Plotting code records:
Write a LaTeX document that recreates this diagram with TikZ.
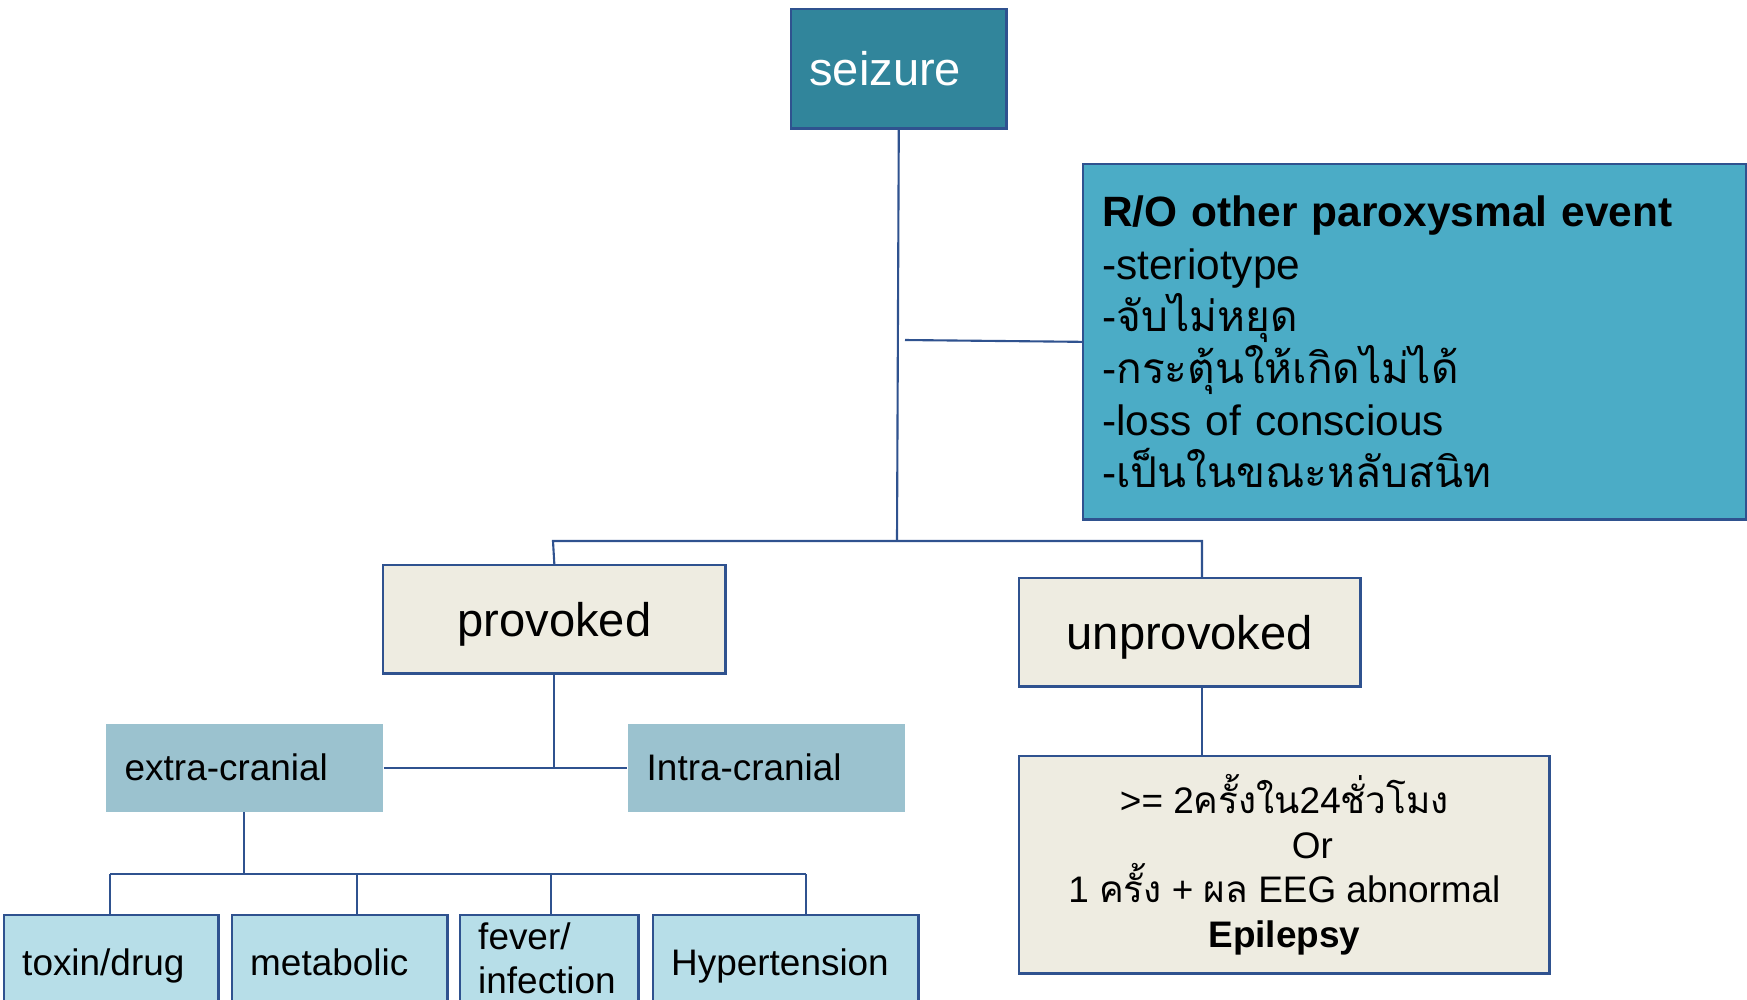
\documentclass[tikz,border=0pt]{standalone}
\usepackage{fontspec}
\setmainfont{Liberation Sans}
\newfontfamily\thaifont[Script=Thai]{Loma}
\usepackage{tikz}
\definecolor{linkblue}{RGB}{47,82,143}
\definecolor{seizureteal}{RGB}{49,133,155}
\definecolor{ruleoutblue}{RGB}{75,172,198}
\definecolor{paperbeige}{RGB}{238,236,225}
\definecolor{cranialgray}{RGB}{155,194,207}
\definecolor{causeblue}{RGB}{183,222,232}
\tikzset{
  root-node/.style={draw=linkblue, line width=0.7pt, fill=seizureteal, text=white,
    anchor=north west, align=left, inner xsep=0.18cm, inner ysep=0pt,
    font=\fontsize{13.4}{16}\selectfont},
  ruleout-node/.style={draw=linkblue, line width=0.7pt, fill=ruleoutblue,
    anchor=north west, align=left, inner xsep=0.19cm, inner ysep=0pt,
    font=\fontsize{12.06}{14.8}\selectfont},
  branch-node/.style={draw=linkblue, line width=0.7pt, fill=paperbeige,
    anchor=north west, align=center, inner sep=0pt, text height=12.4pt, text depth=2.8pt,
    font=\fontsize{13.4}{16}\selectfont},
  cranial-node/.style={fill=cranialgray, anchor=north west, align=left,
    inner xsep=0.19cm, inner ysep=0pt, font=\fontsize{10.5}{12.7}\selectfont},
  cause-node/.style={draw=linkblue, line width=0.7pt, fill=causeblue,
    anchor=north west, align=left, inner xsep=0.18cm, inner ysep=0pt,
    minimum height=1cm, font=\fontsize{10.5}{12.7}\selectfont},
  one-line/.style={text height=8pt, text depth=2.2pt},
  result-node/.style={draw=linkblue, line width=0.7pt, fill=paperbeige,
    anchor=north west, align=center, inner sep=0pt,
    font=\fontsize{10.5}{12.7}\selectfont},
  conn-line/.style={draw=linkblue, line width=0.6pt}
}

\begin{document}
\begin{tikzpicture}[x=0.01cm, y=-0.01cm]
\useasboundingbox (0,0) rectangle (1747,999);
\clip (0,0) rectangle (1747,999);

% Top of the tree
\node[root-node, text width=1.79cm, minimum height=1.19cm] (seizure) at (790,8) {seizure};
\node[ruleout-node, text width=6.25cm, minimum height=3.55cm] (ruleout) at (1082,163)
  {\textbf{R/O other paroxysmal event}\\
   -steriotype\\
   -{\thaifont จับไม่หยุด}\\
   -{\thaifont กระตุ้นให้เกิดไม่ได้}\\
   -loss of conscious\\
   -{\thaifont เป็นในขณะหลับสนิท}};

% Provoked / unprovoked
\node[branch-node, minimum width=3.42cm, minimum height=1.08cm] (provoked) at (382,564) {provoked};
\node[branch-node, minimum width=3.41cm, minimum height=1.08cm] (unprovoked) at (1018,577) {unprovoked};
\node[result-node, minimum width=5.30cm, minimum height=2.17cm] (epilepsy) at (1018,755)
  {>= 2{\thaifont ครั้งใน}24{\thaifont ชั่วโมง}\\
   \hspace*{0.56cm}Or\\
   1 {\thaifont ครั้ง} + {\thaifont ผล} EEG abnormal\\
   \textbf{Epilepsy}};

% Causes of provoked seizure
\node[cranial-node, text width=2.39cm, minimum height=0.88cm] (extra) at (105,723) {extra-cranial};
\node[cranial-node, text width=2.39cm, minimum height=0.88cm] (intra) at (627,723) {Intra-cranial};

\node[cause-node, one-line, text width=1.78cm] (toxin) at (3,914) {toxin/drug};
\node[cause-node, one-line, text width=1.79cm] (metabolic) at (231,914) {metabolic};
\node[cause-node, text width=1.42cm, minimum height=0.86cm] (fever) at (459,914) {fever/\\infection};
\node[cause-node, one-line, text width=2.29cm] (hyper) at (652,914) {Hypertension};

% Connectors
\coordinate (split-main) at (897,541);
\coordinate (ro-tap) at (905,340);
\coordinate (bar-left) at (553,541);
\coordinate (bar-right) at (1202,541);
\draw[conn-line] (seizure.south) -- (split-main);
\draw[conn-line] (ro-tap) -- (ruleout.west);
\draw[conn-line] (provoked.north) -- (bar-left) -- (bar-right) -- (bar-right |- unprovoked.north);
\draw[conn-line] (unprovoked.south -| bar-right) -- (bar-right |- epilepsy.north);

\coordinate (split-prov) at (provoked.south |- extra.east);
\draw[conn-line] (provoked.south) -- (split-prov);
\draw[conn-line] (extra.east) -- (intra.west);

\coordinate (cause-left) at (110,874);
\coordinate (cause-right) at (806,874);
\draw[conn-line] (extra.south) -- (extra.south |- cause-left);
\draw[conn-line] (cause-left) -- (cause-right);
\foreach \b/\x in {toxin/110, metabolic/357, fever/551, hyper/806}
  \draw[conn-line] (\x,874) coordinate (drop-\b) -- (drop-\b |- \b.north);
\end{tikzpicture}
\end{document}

==

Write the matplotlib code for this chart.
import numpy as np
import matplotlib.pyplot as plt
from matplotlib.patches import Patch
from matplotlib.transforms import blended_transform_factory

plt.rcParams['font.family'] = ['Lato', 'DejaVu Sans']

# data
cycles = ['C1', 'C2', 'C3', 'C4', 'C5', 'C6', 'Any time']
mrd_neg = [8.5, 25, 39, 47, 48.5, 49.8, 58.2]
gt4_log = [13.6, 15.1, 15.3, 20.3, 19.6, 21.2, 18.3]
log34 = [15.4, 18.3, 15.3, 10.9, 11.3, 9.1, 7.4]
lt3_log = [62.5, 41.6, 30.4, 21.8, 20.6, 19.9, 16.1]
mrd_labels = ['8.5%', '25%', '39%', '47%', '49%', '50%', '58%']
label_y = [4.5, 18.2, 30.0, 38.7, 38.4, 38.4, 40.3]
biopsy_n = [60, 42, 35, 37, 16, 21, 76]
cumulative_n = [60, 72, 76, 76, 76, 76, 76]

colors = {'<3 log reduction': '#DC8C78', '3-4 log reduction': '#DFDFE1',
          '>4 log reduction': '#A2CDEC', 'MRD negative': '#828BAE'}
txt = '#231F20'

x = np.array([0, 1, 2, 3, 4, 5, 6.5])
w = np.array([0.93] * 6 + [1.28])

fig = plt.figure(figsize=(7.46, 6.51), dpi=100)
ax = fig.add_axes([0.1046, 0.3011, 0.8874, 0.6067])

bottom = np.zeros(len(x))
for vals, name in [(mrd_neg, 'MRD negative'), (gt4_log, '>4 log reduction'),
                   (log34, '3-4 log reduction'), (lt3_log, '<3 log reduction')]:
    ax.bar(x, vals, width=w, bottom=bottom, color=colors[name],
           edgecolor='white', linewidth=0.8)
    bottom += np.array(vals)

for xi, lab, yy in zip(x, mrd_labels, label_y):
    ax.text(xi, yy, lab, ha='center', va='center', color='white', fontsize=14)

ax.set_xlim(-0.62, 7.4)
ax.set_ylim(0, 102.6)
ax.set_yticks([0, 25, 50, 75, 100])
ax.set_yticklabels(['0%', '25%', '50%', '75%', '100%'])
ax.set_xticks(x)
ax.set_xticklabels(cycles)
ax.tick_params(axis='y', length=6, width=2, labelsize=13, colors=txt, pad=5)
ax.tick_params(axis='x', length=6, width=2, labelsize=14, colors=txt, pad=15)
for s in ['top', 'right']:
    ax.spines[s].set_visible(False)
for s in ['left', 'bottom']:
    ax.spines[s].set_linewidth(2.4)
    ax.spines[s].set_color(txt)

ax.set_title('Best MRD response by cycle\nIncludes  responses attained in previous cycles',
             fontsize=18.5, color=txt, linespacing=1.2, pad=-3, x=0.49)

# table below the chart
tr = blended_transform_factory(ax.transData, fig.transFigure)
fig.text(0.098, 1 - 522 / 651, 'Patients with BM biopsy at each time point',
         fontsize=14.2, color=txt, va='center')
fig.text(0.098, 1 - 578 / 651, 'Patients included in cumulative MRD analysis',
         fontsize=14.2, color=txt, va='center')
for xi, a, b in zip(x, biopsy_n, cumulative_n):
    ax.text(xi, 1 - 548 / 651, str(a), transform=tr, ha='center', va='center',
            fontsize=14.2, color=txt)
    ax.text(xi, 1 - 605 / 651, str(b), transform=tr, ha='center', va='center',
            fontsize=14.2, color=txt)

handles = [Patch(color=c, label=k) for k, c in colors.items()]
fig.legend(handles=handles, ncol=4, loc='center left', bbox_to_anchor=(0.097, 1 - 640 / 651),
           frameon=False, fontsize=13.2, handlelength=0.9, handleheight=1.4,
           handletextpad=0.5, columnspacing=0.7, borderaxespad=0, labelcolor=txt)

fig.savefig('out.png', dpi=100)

==

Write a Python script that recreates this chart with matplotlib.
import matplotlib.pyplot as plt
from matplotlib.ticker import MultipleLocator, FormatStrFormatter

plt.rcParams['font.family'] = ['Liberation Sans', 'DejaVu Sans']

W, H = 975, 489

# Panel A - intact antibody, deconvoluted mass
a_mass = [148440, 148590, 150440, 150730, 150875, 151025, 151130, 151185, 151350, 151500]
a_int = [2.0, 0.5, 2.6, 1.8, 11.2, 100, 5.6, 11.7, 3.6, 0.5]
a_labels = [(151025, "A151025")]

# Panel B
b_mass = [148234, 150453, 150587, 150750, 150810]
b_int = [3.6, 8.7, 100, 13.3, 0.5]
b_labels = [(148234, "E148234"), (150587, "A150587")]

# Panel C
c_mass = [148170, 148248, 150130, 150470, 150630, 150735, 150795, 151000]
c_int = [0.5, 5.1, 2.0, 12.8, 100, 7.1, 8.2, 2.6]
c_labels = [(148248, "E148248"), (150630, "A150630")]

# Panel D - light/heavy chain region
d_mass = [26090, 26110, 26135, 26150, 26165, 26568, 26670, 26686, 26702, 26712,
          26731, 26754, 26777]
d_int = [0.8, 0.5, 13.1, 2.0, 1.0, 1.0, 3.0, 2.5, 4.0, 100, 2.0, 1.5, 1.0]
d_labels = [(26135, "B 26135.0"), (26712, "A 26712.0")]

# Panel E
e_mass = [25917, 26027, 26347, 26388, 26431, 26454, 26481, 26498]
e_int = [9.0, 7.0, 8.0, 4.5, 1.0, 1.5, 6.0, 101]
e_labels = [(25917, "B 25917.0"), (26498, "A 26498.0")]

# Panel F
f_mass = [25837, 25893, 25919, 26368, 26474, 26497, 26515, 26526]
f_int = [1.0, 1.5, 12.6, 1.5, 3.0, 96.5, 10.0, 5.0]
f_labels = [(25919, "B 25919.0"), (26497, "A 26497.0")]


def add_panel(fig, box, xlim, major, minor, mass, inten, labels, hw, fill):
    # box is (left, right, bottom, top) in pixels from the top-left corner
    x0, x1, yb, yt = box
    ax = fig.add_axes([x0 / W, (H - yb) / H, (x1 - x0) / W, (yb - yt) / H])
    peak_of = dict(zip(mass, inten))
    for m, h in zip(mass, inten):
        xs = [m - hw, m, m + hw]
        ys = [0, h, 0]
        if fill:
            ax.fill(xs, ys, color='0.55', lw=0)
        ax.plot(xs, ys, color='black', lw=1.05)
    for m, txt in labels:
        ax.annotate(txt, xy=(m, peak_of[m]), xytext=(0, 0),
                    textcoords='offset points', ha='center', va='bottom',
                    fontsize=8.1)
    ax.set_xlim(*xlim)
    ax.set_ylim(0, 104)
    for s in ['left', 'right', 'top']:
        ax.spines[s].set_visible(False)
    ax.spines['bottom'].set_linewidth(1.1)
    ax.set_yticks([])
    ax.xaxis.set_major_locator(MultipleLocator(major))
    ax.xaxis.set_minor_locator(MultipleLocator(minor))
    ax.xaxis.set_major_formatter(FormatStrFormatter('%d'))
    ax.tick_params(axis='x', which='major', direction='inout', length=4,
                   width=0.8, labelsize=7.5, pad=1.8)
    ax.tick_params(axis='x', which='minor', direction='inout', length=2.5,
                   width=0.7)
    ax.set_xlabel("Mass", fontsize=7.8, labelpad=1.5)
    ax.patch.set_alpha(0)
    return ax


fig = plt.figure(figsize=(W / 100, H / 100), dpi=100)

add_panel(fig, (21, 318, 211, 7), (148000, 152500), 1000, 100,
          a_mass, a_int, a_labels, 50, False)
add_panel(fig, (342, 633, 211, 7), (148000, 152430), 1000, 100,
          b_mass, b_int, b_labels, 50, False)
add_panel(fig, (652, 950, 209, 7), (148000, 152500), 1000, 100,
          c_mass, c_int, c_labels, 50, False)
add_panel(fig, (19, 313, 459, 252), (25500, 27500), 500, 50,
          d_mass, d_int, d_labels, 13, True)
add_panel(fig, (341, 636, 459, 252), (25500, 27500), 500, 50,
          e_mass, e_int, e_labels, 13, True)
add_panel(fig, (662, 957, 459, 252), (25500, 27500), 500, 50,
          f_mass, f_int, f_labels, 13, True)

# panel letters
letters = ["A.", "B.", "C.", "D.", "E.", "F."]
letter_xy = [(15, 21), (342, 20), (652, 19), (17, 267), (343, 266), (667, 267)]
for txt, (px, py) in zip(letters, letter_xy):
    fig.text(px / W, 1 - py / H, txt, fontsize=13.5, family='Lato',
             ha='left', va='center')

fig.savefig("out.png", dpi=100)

- **BRIEF**
The line containing "Write the matplotlib code for this chart." opens the part, and the line containing "va='center', color='white', fontsize=14)" closes it. Output that part exactly, with both, and only that.

- **COMPLETE ANSWER**
Write the matplotlib code for this chart.
import numpy as np
import matplotlib.pyplot as plt
from matplotlib.patches import Patch
from matplotlib.transforms import blended_transform_factory

plt.rcParams['font.family'] = ['Lato', 'DejaVu Sans']

# data
cycles = ['C1', 'C2', 'C3', 'C4', 'C5', 'C6', 'Any time']
mrd_neg = [8.5, 25, 39, 47, 48.5, 49.8, 58.2]
gt4_log = [13.6, 15.1, 15.3, 20.3, 19.6, 21.2, 18.3]
log34 = [15.4, 18.3, 15.3, 10.9, 11.3, 9.1, 7.4]
lt3_log = [62.5, 41.6, 30.4, 21.8, 20.6, 19.9, 16.1]
mrd_labels = ['8.5%', '25%', '39%', '47%', '49%', '50%', '58%']
label_y = [4.5, 18.2, 30.0, 38.7, 38.4, 38.4, 40.3]
biopsy_n = [60, 42, 35, 37, 16, 21, 76]
cumulative_n = [60, 72, 76, 76, 76, 76, 76]

colors = {'<3 log reduction': '#DC8C78', '3-4 log reduction': '#DFDFE1',
          '>4 log reduction': '#A2CDEC', 'MRD negative': '#828BAE'}
txt = '#231F20'

x = np.array([0, 1, 2, 3, 4, 5, 6.5])
w = np.array([0.93] * 6 + [1.28])

fig = plt.figure(figsize=(7.46, 6.51), dpi=100)
ax = fig.add_axes([0.1046, 0.3011, 0.8874, 0.6067])

bottom = np.zeros(len(x))
for vals, name in [(mrd_neg, 'MRD negative'), (gt4_log, '>4 log reduction'),
                   (log34, '3-4 log reduction'), (lt3_log, '<3 log reduction')]:
    ax.bar(x, vals, width=w, bottom=bottom, color=colors[name],
           edgecolor='white', linewidth=0.8)
    bottom += np.array(vals)

for xi, lab, yy in zip(x, mrd_labels, label_y):
    ax.text(xi, yy, lab, ha='center', va='center', color='white', fontsize=14)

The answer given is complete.